October 23, 2006

thoughts...

hmmmmmm. I've been thinking tonight (mostly brought on by a picture on the facebook of my ex etc.). I love having a blog, but there are things that I cannot write in here. I know roughly who reads my blog, and therefore I know who I would offend/scare/creep out. Obviously I don't want to sensor myself in my blog, but I also don't need to share all of my thoughts. When the guys and I were talking the other night, we decided that we would never want to know exactly what our friends were thinking (think cheesy, Mel Gibson, romantic comedy in the 90's). Using that same concept, I wouldn't want to read my friend's inner thoughts either. Whatever they feel the need to tell me is enough. So it does kinda suck that I can't write anything in this blog. I guess I could start a real journal (I've had many before) or another online journally thing (also had one).

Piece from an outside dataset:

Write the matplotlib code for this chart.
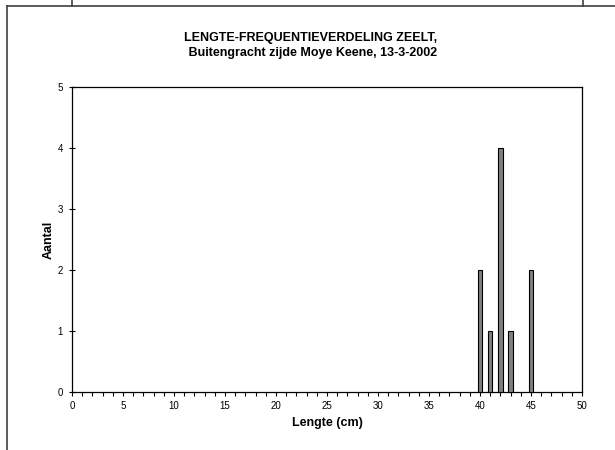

speaking of online journals, the one I used to have was on a site called teen open diary. I believe the whole site is defunk now, but it was interesting at the time. Obviously it is for teens and their huge "problems". I can honestly say that I did not add to the thought provoking world, only to the teen-angst. I started the journal after a recomendation from a friend (guess who, it's really easy). In the end I just wrote random thoughts and poetry (yet another sarah thing). I guess it did help me a lot with writing songs now, but I only wrote when I felt moved in some way. I still do that. Back then it was a slight depression that the girl I liked didn't like me back, and that my best friend was constantly talking about her and her good friend (who was his girlfriend). Now I write very little actually. Accoustic guitar just isn't good for pissed off anthems. Anyway, what ended up happening was that I found my friend's online journal. This is a bad thing. Since I tend to be a nice guy and tell girls the truth realy easily, I told her that I found the journal. From then on she had to sensor it, even if it was subconsciously. I felt bad, especially since the journal wasn't what I thought it was going to be. In the end it would have been better if I had never found it. But you can't change the past, no matter how much you want to.